Extracted material.
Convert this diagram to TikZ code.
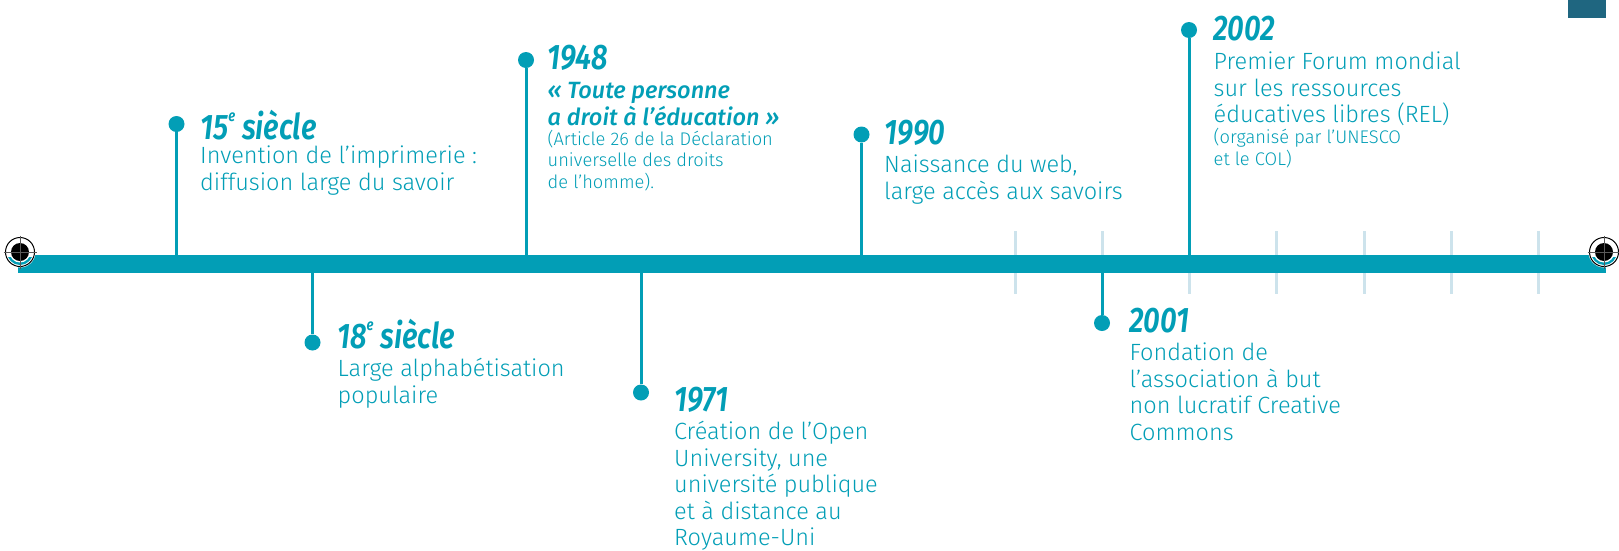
\documentclass[tikz,border=0pt]{standalone}
\usepackage{fontspec}
\setmainfont{Fira Sans}[UprightFont=* Light,ItalicFont=* Medium Italic,BoldFont=* Medium,BoldItalicFont=* Medium Italic]
\newfontfamily\headfont{Fira Sans}[UprightFont=* SemiBold Italic,FakeStretch=0.82]
\definecolor{teal}{HTML}{029EB6}
\definecolor{tickc}{HTML}{CDE3EC}
\definecolor{darkc}{HTML}{1F6680}
\tikzset{
 x=1pt,y=-1pt,
 dotn/.style={circle,fill=teal,draw=none,minimum size=16pt,inner sep=0},
 stem/.style={draw=teal,line width=3pt},
 tickl/.style={draw=tickc,line width=3pt},
 head/.style={anchor=base west,inner sep=0,text=teal,font=\headfont\fontsize{35.5}{35.5}\selectfont},
 body/.style={anchor=north west,inner sep=0,text=teal,align=left,font=\fontsize{23.5}{26.5}\selectfont},
 small/.style={anchor=north west,inner sep=0,text=teal,align=left,font=\fontsize{18.3}{21.6}\selectfont},
 reg/.style={draw=black,line width=1pt},
}
\newcommand{\regmark}[1]{%
 \fill[white] (#1) circle[radius=15.5];
 \begin{scope}
  \clip (#1) circle[radius=13];
  \fill[teal] (#1) ++(-20,5) rectangle ++(40,30);
  \fill[white] (#1) circle[radius=10.5];
 \end{scope}
 \draw[reg] (#1) circle[radius=14.5];
 \fill[black] (#1) circle[radius=9];
 \draw[gray!70!black,line width=1pt] (#1) ++(-16.5,0) -- ++(33,0) (#1) ++(0,-16.5) -- ++(0,33);
}
\begin{document}
\begin{tikzpicture}
\useasboundingbox (0,0) rectangle (1619,550);
\coordinate (t1a) at (1015.5,231); \coordinate (t1b) at (1015.5,294);
\coordinate (t2a) at (1102,231); \coordinate (t2b) at (1102,294);
\coordinate (t3a) at (1189,231); \coordinate (t3b) at (1189,294);
\coordinate (t4a) at (1276.5,231); \coordinate (t4b) at (1276.5,294);
\coordinate (t5a) at (1364,231); \coordinate (t5b) at (1364,294);
\coordinate (t6a) at (1451,231); \coordinate (t6b) at (1451,294);
\coordinate (t7a) at (1538,231); \coordinate (t7b) at (1538,294);
\foreach \i in {1,...,7} \draw[tickl] (t\i a) -- (t\i b);
\fill[darkc] (1568,0) rectangle (1606,18);
\node[fill=teal,minimum width=1588pt,minimum height=18pt,inner sep=0,anchor=north west] (bar) at (18,255) {};
% dots
\node[dotn] (d1) at (176.5,124) {};
\node[dotn] (d2) at (312.5,342.5) {};
\node[dotn] (d3) at (526,60) {};
\node[dotn] (d4) at (641,392.5) {};
\node[dotn] (d5) at (861.5,134.5) {};
\node[dotn] (d6) at (1102,323) {};
\node[dotn] (d7) at (1189,30) {};
\draw[stem] (d1) -- (d1 |- bar.north);
\draw[stem] (d2) -- (d2 |- bar.south);
\draw[stem] (d3) -- (d3 |- bar.north);
\draw[stem] (d4) -- (d4 |- bar.south);
\draw[stem] (d5) -- (d5 |- bar.north);
\draw[stem] (d6) -- (d6 |- bar.south);
\draw[stem] (d7) -- (d7 |- bar.north);
% labels
\node[head] (h1) at (200,139) {15\raisebox{.5em}{\fontsize{16}{16}\selectfont e} siècle};
\node[body] (b1) at (200,146) {Invention de l’imprimerie :\\diffusion large du savoir};
\node[head] (h2) at (337,348) {18\raisebox{.5em}{\fontsize{16}{16}\selectfont e} siècle};
\node[body] (b2) at (337.5,358) {Large alphabétisation\\populaire};
\node[head] (h3) at (547,69) {1948};
\node[body] (b3) at (547.5,82.5) {\itshape « Toute personne\\\itshape a droit à l’éducation »};
\node[small] (s3) at (547.5,129.5) {(Article 26 de la Déclaration\\universelle des droits\\de l’homme).};
\node[head] (h4) at (674,411) {1971};
\node[body] (b4) at (674,421) {Création de l’Open\\University, une\\université publique\\et à distance au\\Royaume-Uni};
\node[head] (h5) at (884,144) {1990};
\node[body] (b5) at (884,155) {Naissance du web,\\large accès aux savoirs};
\node[head] (h6) at (1129,332) {2001};
\node[body] (b6) at (1129.5,343) {Fondation de\\l’association à but\\non lucratif Creative\\Commons};
\node[head] (h7) at (1213,40) {2002};
\node[body] (b7) at (1213.5,52) {Premier Forum mondial\\sur les ressources\\éducatives libres (REL)};
\node[small] (s7) at (1213.5,128) {(organisé par l’UNESCO\\et le COL)};
\regmark{20,252}
\regmark{1604,252}
\end{tikzpicture}
\end{document}
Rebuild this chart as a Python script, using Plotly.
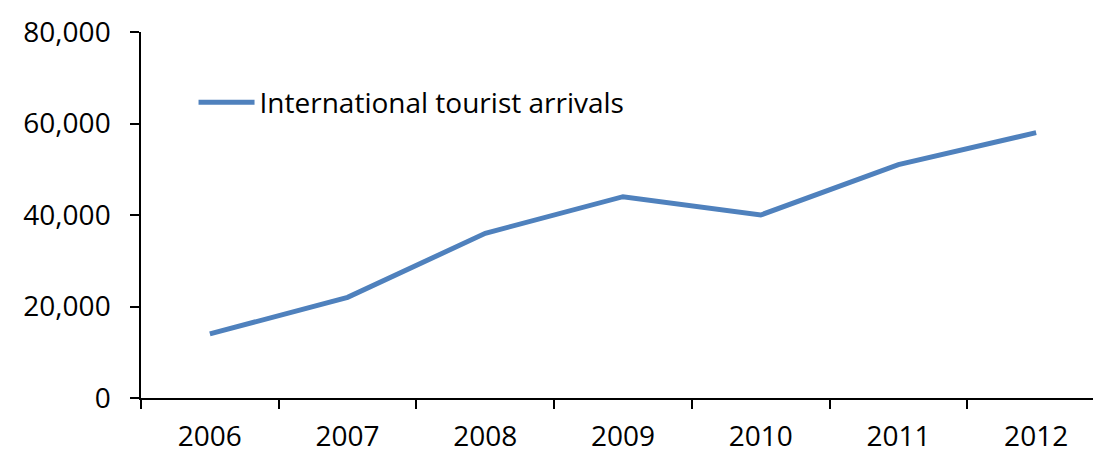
import plotly.graph_objects as go

years = ["2006", "2007", "2008", "2009", "2010", "2011", "2012"]
arrivals = [14000, 22000, 36000, 44000, 40000, 51000, 58000]
series_name = "International tourist arrivals"

fig = go.Figure()
fig.add_trace(go.Scatter(
    x=years, y=arrivals, mode="lines", name=series_name,
    line=dict(color="#4F81BD", width=5), showlegend=True,
))

font = dict(family="Open Sans, Noto Sans, sans-serif", size=28, color="black")
fig.update_layout(
    width=1101, height=453,
    margin=dict(l=133, r=4, t=24, b=63, autoexpand=False),
    paper_bgcolor="white", plot_bgcolor="white",
    font=font,
    showlegend=True,
    legend=dict(x=0.0545, y=0.807, xanchor="left", yanchor="middle",
                bgcolor="rgba(0,0,0,0)", font=font, itemwidth=56),
    xaxis=dict(type="category", range=[-0.5, 6.5], tickson="boundaries",
               showline=True, linecolor="black", linewidth=1.5,
               ticks="outside", ticklen=9, tickwidth=1.5, tickcolor="black",
               showgrid=False, zeroline=False, ticklabelstandoff=13,
               automargin=False),
    yaxis=dict(range=[0, 80000], tickvals=[0, 20000, 40000, 60000, 80000],
               tickformat=",d", showline=True, linecolor="black", linewidth=1.5,
               ticks="outside", ticklen=9, tickwidth=1.5, tickcolor="black",
               showgrid=False, zeroline=False, ticklabelstandoff=14,
               automargin=False),
)

fig.write_html("out.html")
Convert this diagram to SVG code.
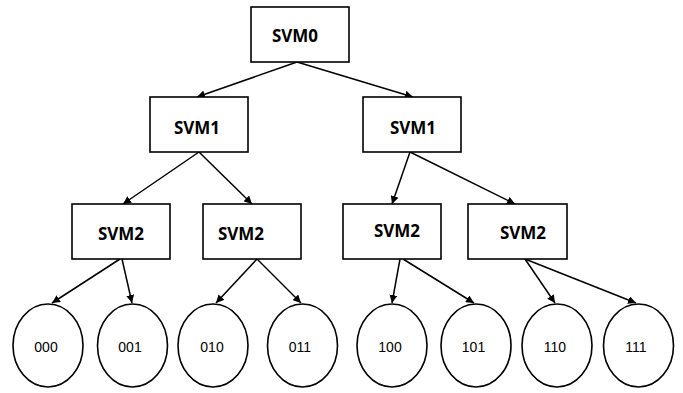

Set exercise. Write out again every line above exactly as given; the pictures do not belong in the copy.

Solution.
Convert this diagram to TikZ code.
\documentclass[tikz,border=0pt]{standalone}
\usepackage{fontspec}
\setmainfont{Fira Sans}[UprightFont=* Light,ItalicFont=* Medium Italic,BoldFont=* Medium,BoldItalicFont=* Medium Italic]
\newfontfamily\headfont{Fira Sans}[UprightFont=* SemiBold Italic,FakeStretch=0.82]
\definecolor{teal}{HTML}{029EB6}
\definecolor{tickc}{HTML}{CDE3EC}
\definecolor{darkc}{HTML}{1F6680}
\tikzset{
 x=1pt,y=-1pt,
 dotn/.style={circle,fill=teal,draw=none,minimum size=16pt,inner sep=0},
 stem/.style={draw=teal,line width=3pt},
 tickl/.style={draw=tickc,line width=3pt},
 head/.style={anchor=base west,inner sep=0,text=teal,font=\headfont\fontsize{35.5}{35.5}\selectfont},
 body/.style={anchor=north west,inner sep=0,text=teal,align=left,font=\fontsize{23.5}{26.5}\selectfont},
 small/.style={anchor=north west,inner sep=0,text=teal,align=left,font=\fontsize{18.3}{21.6}\selectfont},
 reg/.style={draw=black,line width=1pt},
}
\newcommand{\regmark}[1]{%
 \fill[white] (#1) circle[radius=15.5];
 \begin{scope}
  \clip (#1) circle[radius=13];
  \fill[teal] (#1) ++(-20,5) rectangle ++(40,30);
  \fill[white] (#1) circle[radius=10.5];
 \end{scope}
 \draw[reg] (#1) circle[radius=14.5];
 \fill[black] (#1) circle[radius=9];
 \draw[gray!70!black,line width=1pt] (#1) ++(-16.5,0) -- ++(33,0) (#1) ++(0,-16.5) -- ++(0,33);
}
\begin{document}
\begin{tikzpicture}
\useasboundingbox (0,0) rectangle (1619,550);
\coordinate (t1a) at (1015.5,231); \coordinate (t1b) at (1015.5,294);
\coordinate (t2a) at (1102,231); \coordinate (t2b) at (1102,294);
\coordinate (t3a) at (1189,231); \coordinate (t3b) at (1189,294);
\coordinate (t4a) at (1276.5,231); \coordinate (t4b) at (1276.5,294);
\coordinate (t5a) at (1364,231); \coordinate (t5b) at (1364,294);
\coordinate (t6a) at (1451,231); \coordinate (t6b) at (1451,294);
\coordinate (t7a) at (1538,231); \coordinate (t7b) at (1538,294);
\foreach \i in {1,...,7} \draw[tickl] (t\i a) -- (t\i b);
\fill[darkc] (1568,0) rectangle (1606,18);
\node[fill=teal,minimum width=1588pt,minimum height=18pt,inner sep=0,anchor=north west] (bar) at (18,255) {};
% dots
\node[dotn] (d1) at (176.5,124) {};
\node[dotn] (d2) at (312.5,342.5) {};
\node[dotn] (d3) at (526,60) {};
\node[dotn] (d4) at (641,392.5) {};
\node[dotn] (d5) at (861.5,134.5) {};
\node[dotn] (d6) at (1102,323) {};
\node[dotn] (d7) at (1189,30) {};
\draw[stem] (d1) -- (d1 |- bar.north);
\draw[stem] (d2) -- (d2 |- bar.south);
\draw[stem] (d3) -- (d3 |- bar.north);
\draw[stem] (d4) -- (d4 |- bar.south);
\draw[stem] (d5) -- (d5 |- bar.north);
\draw[stem] (d6) -- (d6 |- bar.south);
\draw[stem] (d7) -- (d7 |- bar.north);
% labels
\node[head] (h1) at (200,139) {15\raisebox{.5em}{\fontsize{16}{16}\selectfont e} siècle};
\node[body] (b1) at (200,146) {Invention de l’imprimerie :\\diffusion large du savoir};
\node[head] (h2) at (337,348) {18\raisebox{.5em}{\fontsize{16}{16}\selectfont e} siècle};
\node[body] (b2) at (337.5,358) {Large alphabétisation\\populaire};
\node[head] (h3) at (547,69) {1948};
\node[body] (b3) at (547.5,82.5) {\itshape « Toute personne\\\itshape a droit à l’éducation »};
\node[small] (s3) at (547.5,129.5) {(Article 26 de la Déclaration\\universelle des droits\\de l’homme).};
\node[head] (h4) at (674,411) {1971};
\node[body] (b4) at (674,421) {Création de l’Open\\University, une\\université publique\\et à distance au\\Royaume-Uni};
\node[head] (h5) at (884,144) {1990};
\node[body] (b5) at (884,155) {Naissance du web,\\large accès aux savoirs};
\node[head] (h6) at (1129,332) {2001};
\node[body] (b6) at (1129.5,343) {Fondation de\\l’association à but\\non lucratif Creative\\Commons};
\node[head] (h7) at (1213,40) {2002};
\node[body] (b7) at (1213.5,52) {Premier Forum mondial\\sur les ressources\\éducatives libres (REL)};
\node[small] (s7) at (1213.5,128) {(organisé par l’UNESCO\\et le COL)};
\regmark{20,252}
\regmark{1604,252}
\end{tikzpicture}
\end{document}
Rebuild this chart as a Python script, using Plotly.
import plotly.graph_objects as go

years = ["2006", "2007", "2008", "2009", "2010", "2011", "2012"]
arrivals = [14000, 22000, 36000, 44000, 40000, 51000, 58000]
series_name = "International tourist arrivals"

fig = go.Figure()
fig.add_trace(go.Scatter(
    x=years, y=arrivals, mode="lines", name=series_name,
    line=dict(color="#4F81BD", width=5), showlegend=True,
))

font = dict(family="Open Sans, Noto Sans, sans-serif", size=28, color="black")
fig.update_layout(
    width=1101, height=453,
    margin=dict(l=133, r=4, t=24, b=63, autoexpand=False),
    paper_bgcolor="white", plot_bgcolor="white",
    font=font,
    showlegend=True,
    legend=dict(x=0.0545, y=0.807, xanchor="left", yanchor="middle",
                bgcolor="rgba(0,0,0,0)", font=font, itemwidth=56),
    xaxis=dict(type="category", range=[-0.5, 6.5], tickson="boundaries",
               showline=True, linecolor="black", linewidth=1.5,
               ticks="outside", ticklen=9, tickwidth=1.5, tickcolor="black",
               showgrid=False, zeroline=False, ticklabelstandoff=13,
               automargin=False),
    yaxis=dict(range=[0, 80000], tickvals=[0, 20000, 40000, 60000, 80000],
               tickformat=",d", showline=True, linecolor="black", linewidth=1.5,
               ticks="outside", ticklen=9, tickwidth=1.5, tickcolor="black",
               showgrid=False, zeroline=False, ticklabelstandoff=14,
               automargin=False),
)

fig.write_html("out.html")
Convert this diagram to SVG code.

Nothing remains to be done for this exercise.